Texas leads nation in state approved killing.
On February 28, 1845 the Republic of Texas ceased to exist as a nation and became the State of Texas. Many Texans lament that. These day many Americans lament it as well. In recent political history Texas gave America Lyndon Baines Johnson and George Bush -- both big government advocates though, of the two, Johnson had more respect for the Constitution albeit very little. The other thing Texas is known for is a blood thirsty enjoyment of executing people. Texas puts to death more people than any other American state.
Texas contains about 7.5% of the US population but is responsible more that one third of all judicial killings in the United States since the death penalty was reinstated in 1976. Bureaucrats and politicians in Texas absolutely refuse to acknowledge the possibility that government is inept and could be murdering innocent people.
But one recent case of judicial murder in Texas has garnered some unwanted national publicity. On December 23rd, 1991 Cameron Todd Willingham was home with his three children: one year old twins Karmon and Kameron and two-year-old Amber. His wife had gone Christmas shopping. Willingham was awakened by the scream of Amber and found the house in flames and filled with smoke. He got out but his children perished.
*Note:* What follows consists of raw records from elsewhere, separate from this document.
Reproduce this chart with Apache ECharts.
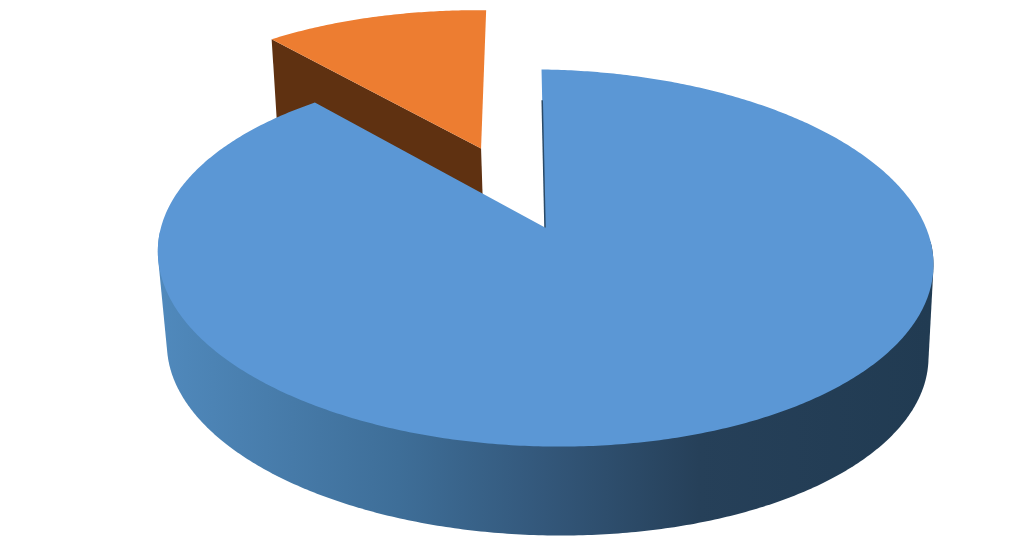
<!DOCTYPE html>
<html><head><meta charset="utf-8"><style>html,body{margin:0;padding:0;background:#fff}#c{width:1024px;height:551px}</style>
<script src="https://cdn.jsdelivr.net/npm/echarts@6/dist/echarts.min.js"></script></head>
<body><div id="c"></div><script>
const categories = ['Main share', 'Minor share'];
const values = [88.4, 11.6];
const sliceColors = ['#5B97D5', '#ED7D31'];
const sideColors = ['#2A4A68', '#5F3111'];
const explode = [0, 0.49];

const total = values.reduce((a, b) => a + b, 0);
const starts = [];
values.reduce((acc, v, i) => { starts[i] = acc; return acc + v; }, 0);

// perspective camera for the tilted disc
const CX = 545, CY = 227.5, A = 183.6, B = 382.7, C = 0.1618, D = 95.4, E = 0.018, K = 0.0833, SX = 0.022, TY = 0.012;
function proj(u, v, z) {
  const w = 1 + C * v + E * z;
  const X = B * u / w, Y = (-A * (1 - K * z) * v + D * z) / w;
  return [CX + X + SX * Y, CY + Y + TY * X];
}
function slicePoints(i) {
  const a0 = starts[i] / total * 2 * Math.PI, a1 = (starts[i] + values[i]) / total * 2 * Math.PI;
  const mid = (a0 + a1) / 2, ou = Math.sin(mid) * explode[i], ov = Math.cos(mid) * explode[i];
  const rim = (a, z, r) => proj(ou + r * Math.sin(a), ov + r * Math.cos(a), z);
  const arc = (z, f0, f1) => { const p = [], s0 = f0 === undefined ? a0 : f0, s1 = f1 === undefined ? a1 : f1; const n = Math.ceil(Math.abs(s1 - s0) / 0.01); for (let k = 0; k <= n; k++) p.push(rim(s0 + (s1 - s0) * k / n, z, 1)); return p; };
  return { a0, a1, ou, ov, rim, arc };
}
// outline of the extruded front wall: convex hull of both rims
function hull(pts) {
  const p = pts.slice().sort((a, b) => a[0] - b[0] || a[1] - b[1]);
  const cross = (o, a, b) => (a[0] - o[0]) * (b[1] - o[1]) - (a[1] - o[1]) * (b[0] - o[0]);
  const half = (list) => { const h = []; for (const q of list) { while (h.length > 1 && cross(h[h.length - 2], h[h.length - 1], q) <= 0) h.pop(); h.push(q); } h.pop(); return h; };
  return half(p).concat(half(p.reverse()));
}
const wallGradient = new echarts.graphic.LinearGradient(160, 0, 930, 0, [
  { offset: 0, color: '#5089BC' }, { offset: 0.31, color: '#3E6E98' }, { offset: 0.5, color: '#33577A' },
  { offset: 0.7, color: '#264059' }, { offset: 1, color: '#213B52' }
], true);

function renderItem(params) {
  const i = params.dataIndex, s = slicePoints(i), top = s.arc(0);
  const apexTop = proj(s.ou, s.ov, 0), apexBottom = proj(s.ou, s.ov, 1);
  const children = [];
  if (explode[i] === 0) {
    const f0 = 93 * Math.PI / 180, f1 = 267 * Math.PI / 180;
    children.push({ type: 'polygon', z2: 10, shape: { points: hull(s.arc(0, f0, f1).concat(s.arc(1, f0, f1))) }, style: { fill: wallGradient } });
    children.push({ type: 'polygon', z2: 12, shape: { points: top.concat([apexTop]) }, style: { fill: sliceColors[i] } });
    children.push({ type: 'polyline', z2: 13, shape: { points: [s.rim(s.a0, 0, 0.78), apexTop] }, style: { stroke: sideColors[i], lineWidth: 1.5, fill: null } });
  } else {
    children.push({ type: 'polygon', z2: 1, shape: { points: [apexTop, top[0], s.rim(s.a0, 1, 1), apexBottom] }, style: { fill: sideColors[i] } });
    children.push({ type: 'polygon', z2: 2, shape: { points: top.concat([apexTop]) }, style: { fill: sliceColors[i] } });
  }
  return { type: 'group', children };
}
const chart = echarts.init(document.getElementById('c'), null, { renderer: 'canvas' });
chart.setOption({
  animation: false,
  backgroundColor: '#fff',
  series: [{ type: 'custom', coordinateSystem: 'none', silent: true, renderItem,
    data: categories.map((n, i) => ({ name: n, value: [values[i]] })) }]
});
</script></body></html>
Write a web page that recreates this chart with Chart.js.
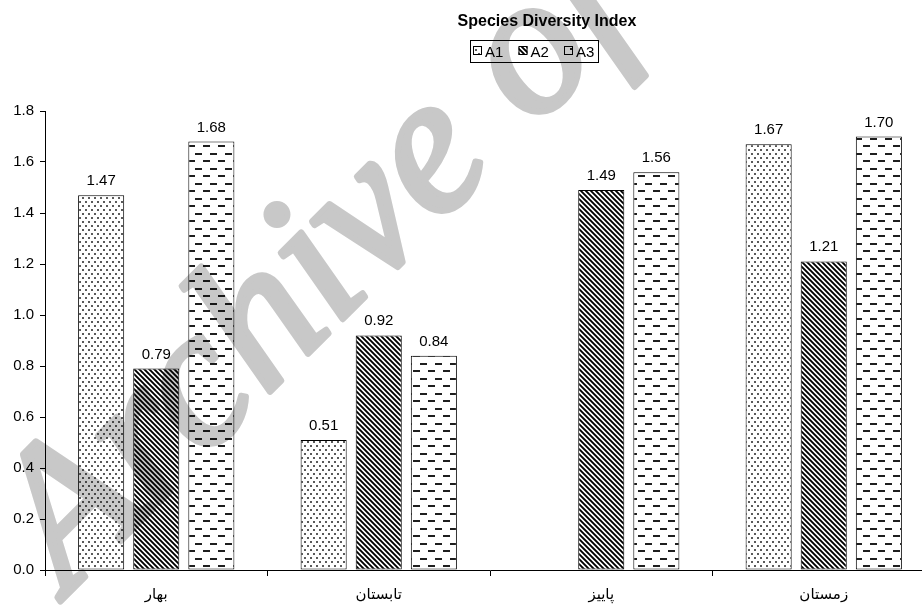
<!DOCTYPE html>
<html>
<head>
<meta charset="utf-8">
<script src="https://cdn.jsdelivr.net/npm/chart.js@4.4.1/dist/chart.umd.min.js"></script>
<style>
  html, body { margin: 0; padding: 0; background: #fff; overflow: hidden; }
  #wrap { position: relative; width: 940px; height: 607px; }
</style>
</head>
<body>
<div id="wrap"><canvas id="c" width="940" height="607"></canvas></div>
<script>
// Seasons (categories) and the three sampling series
const seasons = ['بهار', 'تابستان', 'پاییز', 'زمستان'];
const seriesNames = ['A1', 'A2', 'A3'];
const a1Values = [1.47, 0.51, null, 1.67];
const a2Values = [0.79, 0.92, 1.49, 1.21];
const a3Values = [1.68, 0.84, 1.56, 1.70];
const yTickValues = [0, 0.2, 0.4, 0.6, 0.8, 1.0, 1.2, 1.4, 1.6, 1.8];
const chartTitle = 'Species Diversity Index';
const watermarkText = 'Archive of';

const FONT = '"Liberation Sans", "DejaVu Sans", Arial, sans-serif';

// ---- hatch patterns -------------------------------------------------
function makeTile(w, h, draw) {
  const c = document.createElement('canvas');
  c.width = w; c.height = h;
  const g = c.getContext('2d');
  g.fillStyle = '#fff';
  g.fillRect(0, 0, w, h);
  draw(g, w, h);
  return c;
}
const canvas = document.getElementById('c');
const ctx = canvas.getContext('2d');

const dotTile = makeTile(6, 8, g => {
  g.fillStyle = '#5a5a5a';
  g.fillRect(1, 1, 2, 2);
  g.fillRect(4, 5, 2, 2);
});
const stripeTile = makeTile(10, 10, (g, w, h) => {
  g.strokeStyle = '#000';
  g.lineWidth = 1.9;
  g.beginPath();
  for (let k = -2; k <= 2; k++) {
    const o = k * 5;
    g.moveTo(o - 2, -2);
    g.lineTo(o + w + 2, h + 2);
  }
  g.stroke();
});
const dashTile = makeTile(15, 15, g => {
  g.fillStyle = '#1e1e1e';
  g.fillRect(0, 3, 7, 2);
  g.fillRect(8, 10, 7, 2);
});
const fills = [
  ctx.createPattern(dotTile, 'repeat'),
  ctx.createPattern(stripeTile, 'repeat'),
  ctx.createPattern(dashTile, 'repeat')
];
const seriesValues = [a1Values, a2Values, a3Values];

// ---- value labels above each bar -----------------------------------
const valueLabels = {
  id: 'valueLabels',
  afterDatasetsDraw(chart) {
    const c = chart.ctx;
    c.save();
    c.font = '15px ' + FONT;
    c.fillStyle = '#000';
    c.textAlign = 'center';
    c.textBaseline = 'alphabetic';
    chart.data.datasets.forEach((ds, di) => {
      const meta = chart.getDatasetMeta(di);
      meta.data.forEach((bar, i) => {
        const v = ds.data[i];
        if (v === null || v === undefined) return;
        c.fillText(v.toFixed(2), bar.x, bar.y - 10);
      });
    });
    c.restore();
  }
};

// ---- title and boxed legend -----------------------------------------
const header = {
  id: 'header',
  afterDraw(chart) {
    const c = chart.ctx;
    c.save();
    c.fillStyle = '#000';
    c.font = 'bold 16px ' + FONT;
    c.textAlign = 'center';
    c.textBaseline = 'alphabetic';
    c.fillText(chartTitle, 547, 26);

    // legend frame
    c.strokeStyle = '#000';
    c.lineWidth = 1;
    c.strokeRect(470.5, 40.5, 128, 22);
    c.font = '15px ' + FONT;
    c.textAlign = 'left';
    chart.data.datasets.forEach((ds, i) => {
      const x0 = 473 + i * 45.5;
      c.fillStyle = ds.backgroundColor;
      c.fillRect(x0, 46, 9, 9);
      c.strokeRect(x0 + 0.5, 46.5, 8, 8);
      c.fillStyle = '#000';
      c.fillText(ds.label, x0 + 12, 57);
    });
    c.restore();
  }
};

// ---- diagonal watermark, rendered apart then multiplied over the chart
const watermark = {
  id: 'watermark',
  afterDraw(chart) {
    const layer = document.createElement('canvas');
    layer.width = chart.width;
    layer.height = chart.height;
    const g = layer.getContext('2d');
    g.translate(68, 594);
    g.rotate(-45 * Math.PI / 180);
    g.font = 'italic 198px "Liberation Serif", "DejaVu Serif", serif';
    g.fillStyle = '#c8c8c8';
    g.strokeStyle = '#c8c8c8';
    g.lineWidth = 6;
    g.lineJoin = 'round';
    g.textBaseline = 'alphabetic';
    g.fillText(watermarkText, 0, 0);
    g.strokeText(watermarkText, 0, 0);

    const c = chart.ctx;
    c.save();
    c.globalCompositeOperation = 'multiply';
    c.drawImage(layer, 0, 0);
    c.restore();
  }
};

new Chart(ctx, {
  type: 'bar',
  data: {
    labels: seasons,
    datasets: seriesNames.map((name, i) => ({
      label: name,
      data: seriesValues[i],
      backgroundColor: fills[i],
      borderColor: '#000',
      borderWidth: 1,
      borderSkipped: false,
      categoryPercentage: 0.743,
      barPercentage: 0.836
    }))
  },
  options: {
    responsive: false,
    animation: false,
    devicePixelRatio: 1,
    layout: { padding: { top: 111, right: 5, bottom: 0, left: 0 } },
    plugins: {
      legend: { display: false },
      title: { display: false },
      tooltip: { enabled: false }
    },
    scales: {
      x: {
        grid: { display: true, drawOnChartArea: false, drawTicks: true, tickLength: 6, color: '#000', offset: true },
        border: { display: true, color: '#000', width: 1 },
        ticks: { color: '#000', font: { family: FONT, size: 15 }, padding: 10, maxRotation: 0 },
        afterFit(scale) { scale.height = 37; }
      },
      y: {
        min: 0,
        max: 1.8,
        afterBuildTicks(scale) { scale.ticks = yTickValues.map(v => ({ value: v })); },
        ticks: { color: '#000', font: { family: FONT, size: 15 }, padding: 6, callback: v => Number(v).toFixed(1) },
        grid: { drawOnChartArea: false, drawTicks: true, tickLength: 5, color: '#000' },
        border: { display: true, color: '#000', width: 1 },
        afterFit(scale) { scale.width = 45; }
      }
    }
  },
  plugins: [valueLabels, header, watermark]
});
</script>
</body>
</html>
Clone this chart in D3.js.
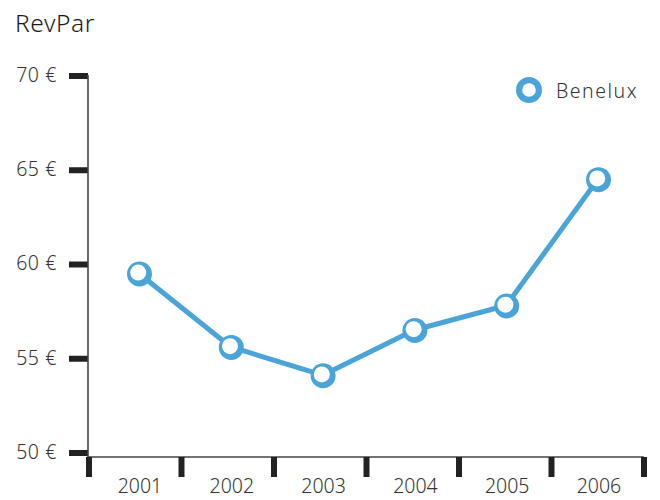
<!DOCTYPE html>
<html>
<head>
<meta charset="utf-8">
<script src="https://cdn.jsdelivr.net/npm/d3@7"></script>
<style>
  html, body { margin: 0; padding: 0; background: #fff; }
  svg text { font-family: "Noto Sans", "Open Sans", sans-serif; font-weight: 300; }
</style>
</head>
<body>
<svg id="chart" width="660" height="500"></svg>
<script>
const years = ["2001", "2002", "2003", "2004", "2005", "2006"];
const revpar = [59.5, 55.6, 54.1, 56.5, 57.8, 64.5];
const yTicks = [50, 55, 60, 65, 70];
const seriesName = "Benelux";
const title = "RevPar";

const svg = d3.select("#chart");
const blue = "#4aa4d7";

const y = d3.scaleLinear().domain([50, 70]).range([452.5, 75.5]);
const xBand = d3.scaleBand().domain(years).range([89, 644]);
const xPt = d3.scalePoint().domain(years).range([139, 598]);

const axisY0 = 88, axisX0 = 457;

// title
svg.append("text").attr("x", 15).attr("y", 32)
  .attr("font-size", 24.5).attr("font-weight", 400).attr("letter-spacing", 0.6)
  .attr("fill", "#1a1a1a").text(title);

// y axis
const yAxis = d3.axisLeft(y).tickValues(yTicks).tickSize(19).tickPadding(12)
  .tickFormat(d => d + " €");
const gy = svg.append("g").attr("transform", `translate(${axisY0},0)`).call(yAxis);
gy.select(".domain").remove();
gy.selectAll(".tick line").attr("stroke", "#222").attr("stroke-width", 6);
gy.selectAll(".tick text").attr("font-size", 19.5).attr("fill", "#333")
  .attr("font-family", null).attr("letter-spacing", 0.6).attr("dy", "0.3em");

// axis lines
svg.append("line").attr("x1", axisY0).attr("x2", axisY0)
  .attr("y1", y(70) - 0.5).attr("y2", axisX0 + 1)
  .attr("stroke", "#444").attr("stroke-width", 1.6);
svg.append("line").attr("x1", axisY0).attr("x2", xBand.range()[1])
  .attr("y1", axisX0).attr("y2", axisX0)
  .attr("stroke", "#444").attr("stroke-width", 1.6);

// x ticks at band boundaries
const edges = years.map(d => xBand(d)).concat([xBand.range()[1]]);
svg.append("g").selectAll("line").data(edges).join("line")
  .attr("x1", d => d).attr("x2", d => d)
  .attr("y1", axisX0).attr("y2", axisX0 + 20)
  .attr("stroke", "#222").attr("stroke-width", 6);

// x labels
svg.append("g").selectAll("text").data(years).join("text")
  .attr("x", d => xPt(d) + 1).attr("y", 493)
  .attr("text-anchor", "middle").attr("font-size", 19.5).attr("fill", "#333")
  .text(d => d);

// line
const data = years.map((d, i) => ({ year: d, v: revpar[i] }));
svg.append("path").datum(data)
  .attr("fill", "none").attr("stroke", blue).attr("stroke-width", 5)
  .attr("stroke-linejoin", "round")
  .attr("d", d3.line().x(d => xPt(d.year)).y(d => y(d.v)));

// markers
const mk = svg.append("g").selectAll("g").data(data).join("g")
  .attr("transform", d => `translate(${xPt(d.year)},${y(d.v)})`);
mk.append("circle").attr("r", 12.5).attr("cx", 0.5).attr("cy", 0.5).attr("fill", blue);
mk.append("circle").attr("r", 8).attr("cx", -0.8).attr("cy", -0.8).attr("fill", "#fff");

// legend
const lg = svg.append("g").attr("transform", "translate(529,90)");
lg.append("circle").attr("r", 13).attr("fill", blue);
lg.append("circle").attr("r", 6.8).attr("fill", "#fff");
lg.append("text").attr("x", 27).attr("y", 7.5).attr("font-size", 19.5)
  .attr("letter-spacing", 1.5).attr("fill", "#333").text(seriesName);
</script>
</body>
</html>
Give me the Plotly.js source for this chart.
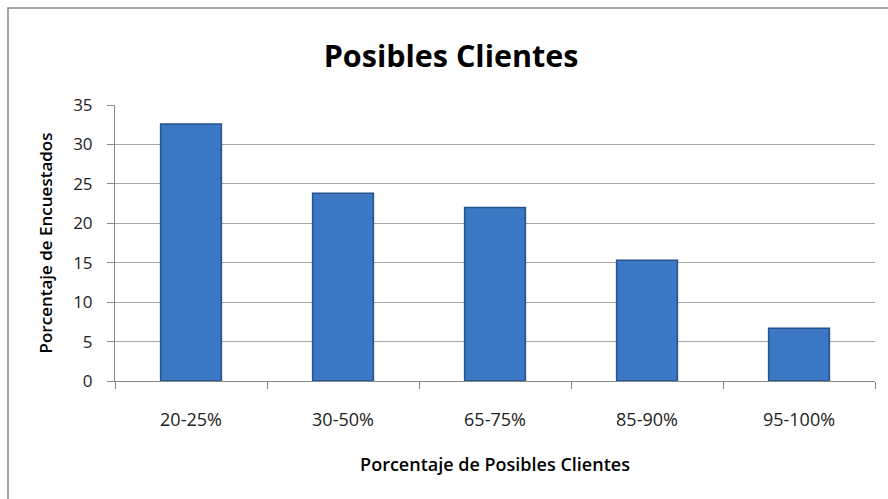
<!DOCTYPE html>
<html><head><meta charset="utf-8">
<script src="https://cdn.plot.ly/plotly-3.0.1.min.js"></script>
<style>html,body{margin:0;padding:0;background:#fff;}#chart{width:888px;height:499px;}</style>
</head><body><div id="chart"></div>
<script>
const categories = ["20-25%", "30-50%", "65-75%", "85-90%", "95-100%"];
const values = [32.6, 23.8, 22.0, 15.3, 6.7];
const yTicks = [0, 5, 10, 15, 20, 25, 30, 35];

const trace = {
  type: "bar",
  x: categories,
  y: values,
  width: 0.4,
  marker: {color: "#3c78c3", line: {color: "#23528f", width: 1.5}},
  hoverinfo: "x+y"
};

const L = 115, R = 13, T = 105, B = 118;
const pw = 888 - L - R, ph = 499 - T - B;

const layout = {
  width: 888, height: 499,
  margin: {l: L, r: R, t: T, b: B},
  paper_bgcolor: "#ffffff", plot_bgcolor: "#ffffff",
  showlegend: false,
  font: {family: "Open Sans, sans-serif", color: "#000"},
  title: {text: "<b>Posibles Clientes</b>", font: {family: "Open Sans", size: 30.5, color: "#000"},
          x: 0.508, xanchor: "center", y: 0.888, yanchor: "middle"},
  xaxis: {
    type: "category",
    showgrid: false, showline: true, linecolor: "#888", linewidth: 1,
    ticks: "outside", ticklen: 7, tickcolor: "#888", tickson: "boundaries",
    ticklabelstandoff: 22,
    tickfont: {family: "Open Sans", size: 18, color: "#222"},
    title: {text: "Porcentaje de Posibles Clientes", font: {family: "Open Sans", size: 18, weight: 600, color: "#000"}, standoff: 28}
  },
  yaxis: {
    range: [0, 35], tickvals: yTicks, ticktext: yTicks.map(String),
    showgrid: true, gridcolor: "#a6a6a6", gridwidth: 1,
    showline: true, linecolor: "#888", linewidth: 1,
    ticks: "outside", ticklen: 7, tickcolor: "#888",
    ticklabelstandoff: 11,
    zeroline: false,
    tickfont: {family: "Open Sans", size: 17, color: "#222"},
    title: {text: "Porcentaje de Encuestados", font: {family: "Open Sans", size: 17, weight: 600, color: "#000"}, standoff: 16}
  },
  shapes: [{
    type: "rect", xref: "paper", yref: "paper",
    x0: (8 - L) / pw, x1: (900 - L) / pw,
    y0: -(510 - T - ph) / ph, y1: 1 + (T - 8) / ph,
    line: {color: "#888", width: 1.5}, fillcolor: "rgba(0,0,0,0)", layer: "below"
  }]
};

Plotly.newPlot("chart", [trace], layout, {displayModeBar: false, staticPlot: true});
</script></body></html>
Arson investigators for the state testified that the fire was deliberately set using as proof theories that have been totally discredited. One fire investigator claims that there is a phenomena "crazed glass" which only happens when a fire burns extra hot due to the presence of an accelerant. But this has been proven false. The distortion of the glass can also happen when the glass is very hot and cold water is poured on it. In other words the act of putting out the fire can create the "evidence" that is used to prove the fire was intentional.
Arson investigators need not have any scientific training at all and can receive all training on the job. This means that many simply learn the myths and urban legends of the men who trained them. An investigation into the Willingham case indicates that testimony against him was entirely based on false assumptions that have been disproven.
A few months after the politicians of Texas put Willingham to death another case arose using precisely the same sort of evidence. Ernest Willis had been sentenced to death for murder by arson and had managed to get a retrial while awaiting execution. During the retrial experts showed the evidence against him was seriously flawed and based on false assumptions. Charges against Willis were dropped but it was too late for Willingham who had already been strapped to a gurney and murdered by lethal injection. As he was being killed Willingham said: "I am an innocent man, convicted of a crime I did not commit."
Evidence that Willingham was being killed for a crime he did not commit was given to Republican Governor Rick Perry at the judicial murder but Perry refused to stop the killing. Even one of the original fire investigators admitted the conclusions they drew were flawed. As he put it, "we were still testifying to things that aren't accurate today. They were true then, but they aren't now." Of course they were not true then either but what he means is that they thought they were true and were wrong. Perry has commented through a spokesman saying he considered all the factors. The judge who sentenced Willingham to death, John Jackson, refuses to admit he could be wrong. He says he has no reservations whatsoever about taking this man's life.
One official who investigated the fire, Manuel Vasquez, says that "Fire talks to you" and that he can interpret it and never makes a mistake because "fire does not lie. It tells me the truth." Vasquez says that of the almost 1,500 fires he investigated that almost all of them were the result of arson and he is confident his appraisals have been correct 100 percent of the time. Experts who reviewed Vasquez's record dispute this however. And state records dispute the claim that almost all fires are arson related.